_Charts and diagrams as code_:
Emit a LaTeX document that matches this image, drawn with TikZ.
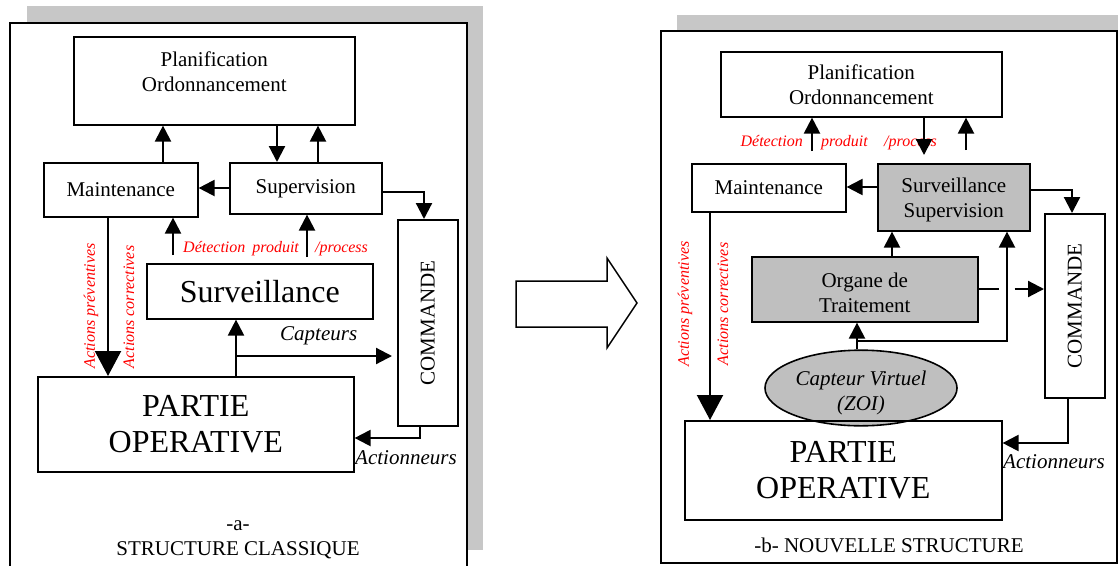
\documentclass[tikz,border=0pt]{standalone}
\usepackage{fontspec}
\setmainfont{Liberation Serif}
\usetikzlibrary{arrows.meta,shapes.geometric}

\begin{document}
\begin{tikzpicture}[x=1pt,y=-1pt,
  box/.style={draw, line width=1.6pt, anchor=north west, inner sep=0pt, align=center, font=\fontsize{21}{25}\selectfont},
  sz/.style 2 args={minimum width=#1pt, minimum height=#2pt},
  big/.style={font=\fontsize{32}{36}\selectfont},
  grey/.style={fill=black!25},
  arr/.style={line width=2.2pt, -{Triangle[length=16pt,width=16pt]}},
  bigarr/.style={line width=2.2pt, -{Triangle[length=25pt,width=26pt]}},
  ln/.style={line width=2.2pt},
  redlbl/.style={text=red, inner sep=0pt, font=\fontsize{16}{19}\selectfont\itshape},
  lbl/.style={inner sep=0pt, font=\fontsize{21}{25}\selectfont},
  itl/.style={lbl, font=\fontsize{21}{25}\selectfont\itshape},
  shadow/.style={fill=black!22},
  frame/.style={draw, line width=1.6pt, fill=white}]
\useasboundingbox (0,0) rectangle (1118,565);

\fill[shadow] (27,6) rectangle (483,550);
\draw[frame] (10,23) rectangle (467,575);
\fill[shadow] (677,15) rectangle (1130,560);
\draw[frame] (661,31) rectangle (1117,563);

\draw[line width=1.5pt] (516,281) -- (607,281) -- (607,258) -- (637,303) -- (607,348) -- (607,327) -- (516,327) -- cycle;

\node[box, sz={281}{88}, text depth=18pt] (planL) at (73,36) {Planification\\Ordonnancement};
\node[box, sz={154}{54}] (maintL) at (43,162) {Maintenance};
\node[box, sz={152}{51}] (supL) at (229,162) {Supervision};
\node[box, big, sz={226}{55}] (survL) at (146,263) {Surveillance};
\node[box, sz={60}{206}] (cmdL) at (397,219) {\rotatebox{90}{COMMANDE}};
\node[box, big, sz={316}{95}] (poL) at (37,376) {PARTIE\\OPERATIVE};

\node[redlbl, anchor=base west] (detL) at (183,252) {Détection\hspace{3pt} produit};
\node[redlbl, anchor=base west] (procL) at (315,252) {/process};
\node[redlbl, rotate=90] (prevL) at (91,306) {Actions préventives};
\node[redlbl, rotate=90] (corrL) at (129,307) {Actions correctives};
\node[itl, anchor=base west] (captL) at (280,340) {Capteurs};
\node[itl, anchor=base west] (actL) at (355,464) {Actionneurs};
\node[lbl, align=center, anchor=base] (titL) at (238,555) {-a-\\STRUCTURE CLASSIQUE};

\draw[arr] (maintL.north -| 163,0) -- (planL.south -| 163,0);
\draw[arr] (planL.south -| 277,0) -- (supL.north -| 277,0);
\draw[arr] (supL.north -| 318,0) -- (planL.south -| 318,0);
\draw[arr] (supL.west |- 0,188) -- (maintL.east |- 0,188);
\draw[arr] (supL.east |- 0,192) -| (cmdL.north -| 424,0);
\draw[arr, shorten <=8pt] (survL.north -| 173,0) -- (maintL.south -| 173,0);
\draw[arr, shorten <=6pt] (survL.north -| 307,0) -- (supL.south -| 307,0);
\draw[bigarr] (maintL.south -| 108,0) -- (poL.north -| 108,0);
\draw[arr] (poL.north -| 236,0) -- (survL.south -| 236,0);
\coordinate (capL) at (236,356);
\draw[arr, shorten >=5pt] (capL) -- (cmdL.west |- capL);
\draw[arr] (cmdL.south -| 420,0) |- (poL.east |- 0,438);

\node[box, sz={281}{65}] (planR) at (720,51) {Planification\\Ordonnancement};
\node[box, sz={154}{48}] (maintR) at (691,163) {Maintenance};
\node[box, grey, sz={152}{67}, text height=45.5pt] (survR) at (877,163) {Surveillance\\Supervision};
\node[box, grey, sz={226}{65}, text height=47.5pt] (orgR) at (751,256) {Organe de\\Traitement};
\node[draw, grey, ellipse, line width=1.6pt, inner sep=0pt, sz={192}{69}, align=center, text height=49pt, font=\fontsize{21}{25}\selectfont\itshape] (capR) at (861,388) {Capteur Virtuel\\(ZOI)};
\node[box, sz={60}{184}] (cmdR) at (1044,213) {\rotatebox{90}{COMMANDE}};
\node[box, big, sz={317}{99}] (poR) at (684,420) {PARTIE\\OPERATIVE};

\node[redlbl, anchor=base east] (detR) at (803,146) {Détection};
\node[redlbl, anchor=base west] (prodR) at (821,146) {produit};
\node[redlbl, anchor=base west] (procR) at (884,146) {/process};
\node[redlbl, rotate=90] (prevR) at (685,304) {Actions préventives};
\node[redlbl, rotate=90] (corrR) at (723,304) {Actions correctives};
\node[itl, anchor=base west] (actR) at (1003,468) {Actionneurs};
\node[lbl, anchor=base] (titR) at (889,552) {-b- NOUVELLE STRUCTURE};

\draw[arr, shorten <=12pt] (maintR.north -| 812,0) -- (planR.south -| 812,0);
\draw[arr, shorten >=8pt] (planR.south -| 924,0) -- (survR.north -| 924,0);
\draw[arr, shorten <=13pt] (survR.north -| 966,0) -- (planR.south -| 966,0);
\draw[arr] (survR.west |- 0,187) -- (maintR.east |- 0,187);
\draw[arr] (survR.east |- 0,190) -| (cmdR.north -| 1072,0);
\draw[bigarr] (maintR.south -| 710,0) -- (poR.north -| 710,0);
\draw[arr] (orgR.north -| 892,0) -- (survR.south -| 892,0);
\draw[arr] (capR.north -| 857,0) -- (orgR.south -| 857,0);
\coordinate (jR) at (857,341);
\draw[arr] (jR) -| (survR.south -| 1007,0);
\draw[ln] (orgR.east |- 0,289) -- ++(20,0);
\draw[arr] (orgR.east |- 0,289) ++(36,0) -- (cmdR.west |- 0,289);
\draw[arr] (cmdR.south -| 1068,0) |- (poR.east |- 0,443);
\end{tikzpicture}
\end{document}
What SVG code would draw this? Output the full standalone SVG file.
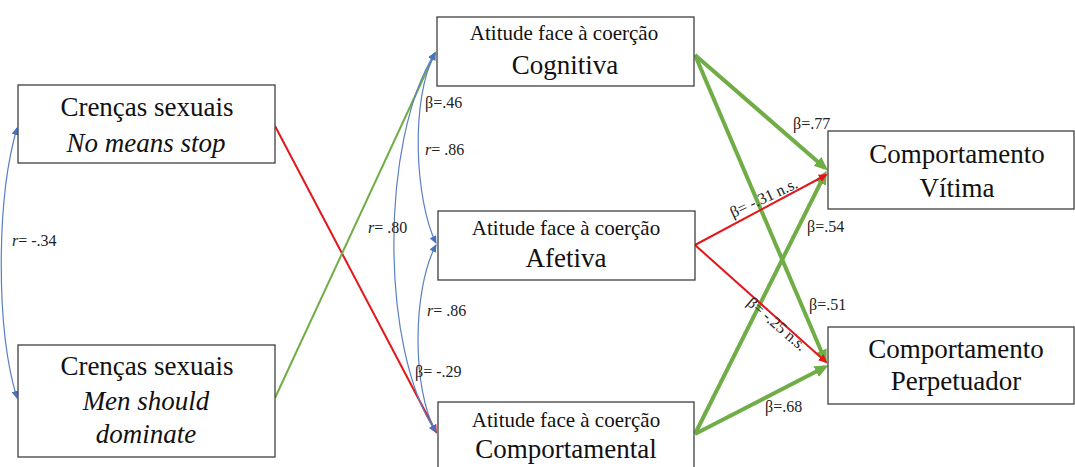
<svg xmlns="http://www.w3.org/2000/svg" width="1075" height="467" viewBox="0 0 1075 467" font-family="Liberation Serif, Times New Roman, serif">
<style>
.box{fill:#fff;stroke:#3f3f3f;stroke-width:1.3}
.t{fill:#111;text-anchor:middle}
.big{font-size:27px}
.small{font-size:21px}
.lab{font-size:16px;fill:#222}
.g{stroke:#70AD47;stroke-width:4;fill:none}
.gt{stroke:#70AD47;stroke-width:2;fill:none}
.r{stroke:#E3161B;stroke-width:2;fill:none}
.b{stroke:#5A7FC4;stroke-width:1.2;fill:none}
</style>
<defs>
<marker id="ag" viewBox="0 0 14 12" refX="10" refY="6" markerWidth="14" markerHeight="12" markerUnits="userSpaceOnUse" orient="auto"><path d="M0,0 L14,6 L0,12 z" fill="#70AD47"/></marker>
<marker id="ar" viewBox="0 0 9 8" refX="7" refY="4" markerWidth="9" markerHeight="8" markerUnits="userSpaceOnUse" orient="auto"><path d="M0,0 L9,4 L0,8 z" fill="#E3161B"/></marker>
<marker id="agt" viewBox="0 0 9 8" refX="7" refY="4" markerWidth="9" markerHeight="8" markerUnits="userSpaceOnUse" orient="auto"><path d="M0,0 L9,4 L0,8 z" fill="#70AD47"/></marker>
<marker id="ab" viewBox="0 0 8 7" refX="7" refY="3.5" markerWidth="8" markerHeight="7" markerUnits="userSpaceOnUse" orient="auto-start-reverse"><path d="M0,0 L8,3.5 L0,7 z" fill="#4A72C0"/></marker>
</defs>

<g id="connectors">
<path class="r" d="M275,126 L436,432" marker-end="url(#ar)"/>
<path class="gt" d="M275,398 L435,53" marker-end="url(#agt)"/>
<path class="b" d="M17,128 C-4,200 -4,330 17,398" marker-start="url(#ab)" marker-end="url(#ab)"/>
<path class="b" d="M435,53 C410,100 415,200 436,243" marker-start="url(#ab)" marker-end="url(#ab)"/>
<path class="b" d="M435,53 C380,140 380,350 436,432" marker-start="url(#ab)" marker-end="url(#ab)"/>
<path class="b" d="M436,245 C412,290 412,390 436,432" marker-start="url(#ab)" marker-end="url(#ab)"/>
<path class="g" d="M695,55 L825,168" marker-end="url(#ag)"/>
<path class="g" d="M695,55 L825,360" marker-end="url(#ag)"/>
<path class="g" d="M695,434 L825,174" marker-end="url(#ag)"/>
<path class="g" d="M695,434 L825,367" marker-end="url(#ag)"/>
<path class="r" d="M695,245 L826,175" marker-end="url(#ar)"/>
<path class="r" d="M695,245 L826,362" marker-end="url(#ar)"/>
</g>

<g id="labels" font-family="Liberation Serif, serif">
<text class="lab" x="12" y="246" font-family="Liberation Serif, serif"><tspan font-style="italic">r</tspan>= -.34</text>
<text class="lab" x="425" y="108" font-family="Liberation Serif, serif">β=.46</text>
<text class="lab" x="425" y="155" font-family="Liberation Serif, serif"><tspan font-style="italic">r</tspan>= .86</text>
<text class="lab" x="368" y="233" font-family="Liberation Serif, serif"><tspan font-style="italic">r</tspan>= .80</text>
<text class="lab" x="427" y="316" font-family="Liberation Serif, serif"><tspan font-style="italic">r</tspan>= .86</text>
<text class="lab" x="415" y="377" font-family="Liberation Serif, serif">β= -.29</text>
<text class="lab" x="793" y="129" font-family="Liberation Serif, serif">β=.77</text>
<text class="lab" x="807" y="232" font-family="Liberation Serif, serif">β=.54</text>
<text class="lab" x="809" y="310" font-family="Liberation Serif, serif">β=.51</text>
<text class="lab" x="765" y="412" font-family="Liberation Serif, serif">β=.68</text>
<text class="lab" transform="translate(733,218) rotate(-25)" font-family="Liberation Serif, serif">β= -.31 n.s.</text>
<text class="lab" transform="translate(746,304) rotate(41)" font-family="Liberation Serif, serif">β= -.25 n.s.</text>
</g>

<g id="n-crencas-nms">
<rect class="box" x="18" y="85" width="257" height="78"/>
<text class="t big" x="147" y="116" font-family="Liberation Serif, serif">Crenças sexuais</text>
<text class="t big" x="146" y="152" font-style="italic" font-family="Liberation Serif, serif">No means stop</text>
</g>
<g id="n-crencas-msd">
<rect class="box" x="18" y="345" width="257" height="112"/>
<text class="t big" x="147" y="375" font-family="Liberation Serif, serif">Crenças sexuais</text>
<text class="t big" x="146" y="410" font-style="italic" font-family="Liberation Serif, serif">Men should</text>
<text class="t big" x="146" y="443" font-style="italic" font-family="Liberation Serif, serif">dominate</text>
</g>
<g id="n-cognitiva">
<rect class="box" x="437" y="17" width="257" height="69"/>
<text class="t small" x="564" y="40" font-family="Liberation Serif, serif">Atitude face à coerção</text>
<text class="t big" x="565" y="74" font-family="Liberation Serif, serif">Cognitiva</text>
</g>
<g id="n-afetiva">
<rect class="box" x="438" y="211" width="257" height="69"/>
<text class="t small" x="566" y="235" font-family="Liberation Serif, serif">Atitude face à coerção</text>
<text class="t big" x="566" y="267" font-family="Liberation Serif, serif">Afetiva</text>
</g>
<g id="n-comportamental">
<rect class="box" x="438" y="402" width="256" height="70"/>
<text class="t small" x="566" y="427" font-family="Liberation Serif, serif">Atitude face à coerção</text>
<text class="t big" x="566" y="458" font-family="Liberation Serif, serif">Comportamental</text>
</g>
<g id="n-vitima">
<rect class="box" x="828" y="131" width="246" height="78"/>
<text class="t big" x="957" y="163" font-family="Liberation Serif, serif">Comportamento</text>
<text class="t big" x="957" y="197" font-family="Liberation Serif, serif">Vítima</text>
</g>
<g id="n-perpetuador">
<rect class="box" x="828" y="327" width="246" height="77"/>
<text class="t big" x="956" y="358" font-family="Liberation Serif, serif">Comportamento</text>
<text class="t big" x="956" y="390" font-family="Liberation Serif, serif">Perpetuador</text>
</g>
</svg>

_Written exercise_: Find and count the lines of the data that include the string "standalone", and report that figure by itself.

_Reply to the task_: 2